Q&A: Understanding Social Security survivor benefits

Dear Liz: I need a clarification because I’m getting conflicting answers from Social Security.

I know if you start Social Security benefits early, you get them at a reduced rate. When your spouse dies, is your survivor benefit reduced as well? My friend’s mother never worked, but started collecting spousal benefits at 62. Does she get reduced or full benefit when her husband dies?

Answer: Her survivor’s benefit is not reduced because she started spousal benefits early. It may be reduced, however, if her husband started retirement benefits early or if she starts survivor’s benefits before her own full retirement age.

Survivor’s checks are based on what the husband either was receiving or had earned. If the husband starts retirement benefits before his own full retirement age (currently 66), his checks are reduced, which also reduces what his widow could receive as a survivor.

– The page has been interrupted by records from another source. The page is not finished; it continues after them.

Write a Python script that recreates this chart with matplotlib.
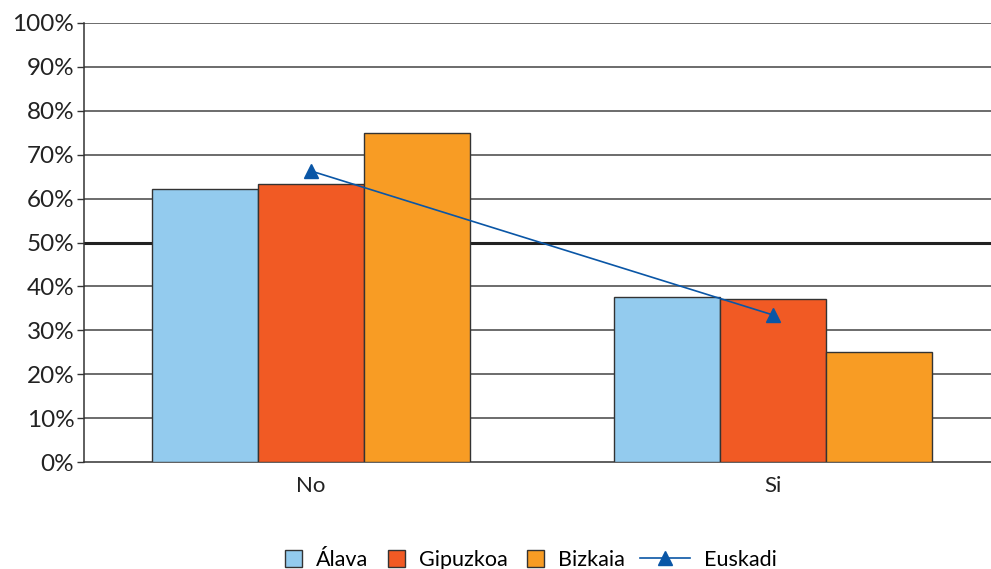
import numpy as np
import matplotlib
matplotlib.use("Agg")
import matplotlib.pyplot as plt
from matplotlib.ticker import PercentFormatter

categories = ["No", "Si"]
alava = [62.2, 37.6]
gipuzkoa = [63.3, 37.1]
bizkaia = [74.9, 25.1]
euskadi = [66.3, 33.5]

plt.rcParams['font.family'] = ['Lato', 'DejaVu Sans']

fig = plt.figure(figsize=(9.91, 5.69), dpi=100)
ax = fig.add_axes([0.0848, 0.188, 0.9152, 0.7716])

x = np.arange(len(categories))
w = 0.2294
edge = "#333333"
b1 = ax.bar(x - w, alava, w, color="#93CBEE", edgecolor=edge, linewidth=1, label="Álava", zorder=3)
b2 = ax.bar(x, gipuzkoa, w, color="#F15A24", edgecolor=edge, linewidth=1, label="Gipuzkoa", zorder=3)
b3 = ax.bar(x + w, bizkaia, w, color="#F89C24", edgecolor=edge, linewidth=1, label="Bizkaia", zorder=3)
ln, = ax.plot(x, euskadi, color="#0A56A6", linewidth=1.2, marker="^", markersize=10,
              label="Euskadi", zorder=4)

ax.set_xlim(-0.491, 1.472)
ax.set_ylim(0, 100)
ax.set_yticks(np.arange(0, 101, 10))
ax.yaxis.set_major_formatter(PercentFormatter(decimals=0))
ax.set_xticks(x)
ax.set_xticklabels(categories)

# gridlines, 50% one is heavier
for v in range(10, 101, 10):
    if v == 50:
        ax.axhline(v, color="#222222", linewidth=2.2, zorder=1)
    else:
        ax.axhline(v, color="#444444", linewidth=1.1, zorder=1)

for s in ["top", "right"]:
    ax.spines[s].set_visible(False)
ax.spines["left"].set_color("#333333")
ax.spines["bottom"].set_color("#333333")
ax.spines["left"].set_linewidth(1.1)
ax.spines["bottom"].set_linewidth(1.1)

ax.tick_params(axis="y", length=5, width=1, color="#333333", labelsize=17.5, pad=2,
               labelcolor="#222222")
ax.tick_params(axis="x", length=0, labelsize=16, pad=10, labelcolor="#222222")

# two legends so the line handle can be longer than the squares
leg1 = fig.legend([b1, b2, b3], ["Álava", "Gipuzkoa", "Bizkaia"],
                  loc="center left", bbox_to_anchor=(285 / 991, 0.016), ncol=3,
                  frameon=False, fontsize=15.5, handlelength=0.8, handleheight=0.8,
                  columnspacing=0.9, handletextpad=0.65, borderpad=0, borderaxespad=0)
leg2 = fig.legend([ln], ["Euskadi"],
                  loc="center left", bbox_to_anchor=(640 / 991, 0.016),
                  frameon=False, fontsize=15.5, handlelength=2.3,
                  handletextpad=0.65, borderpad=0, borderaxespad=0)

fig.savefig("out.png", dpi=100)
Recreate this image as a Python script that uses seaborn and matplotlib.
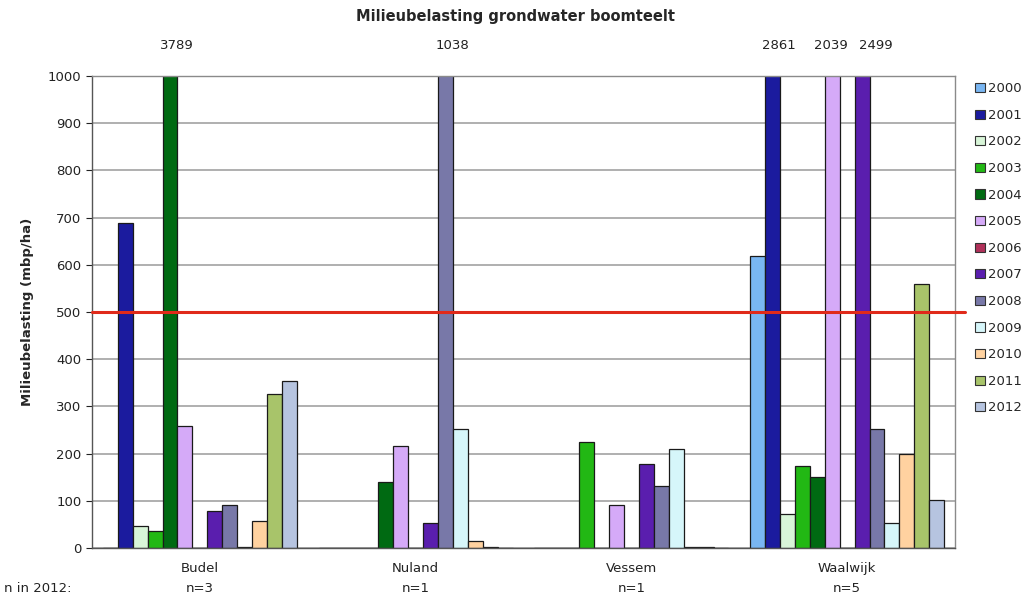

If he delays retirement past 66, he earns 8% annual “delayed retirement credits” — an increase both would get.

If he dies before full retirement age without starting benefits, the survivor benefit would be based on what he would have received at full retirement age. If he dies after full retirement age without starting benefits, the survivor check is based on the larger amount he had earned (in other words, his benefit at full retirement age, plus any delayed retirement credits).

How much of the husband’s benefit his widow would get depends on when she starts claiming her survivor’s benefit.

If she starts at the earliest possible age of 60 (or 50 if she’s disabled, or any age if there are children under 16), her survivor’s benefit will be reduced to reflect the early start.

If she waits until her full retirement age, by contrast, the survivor’s benefit would be equal to what her husband was receiving or had earned. Waiting to start survivor benefits until after her full retirement age doesn’t increase her check, however.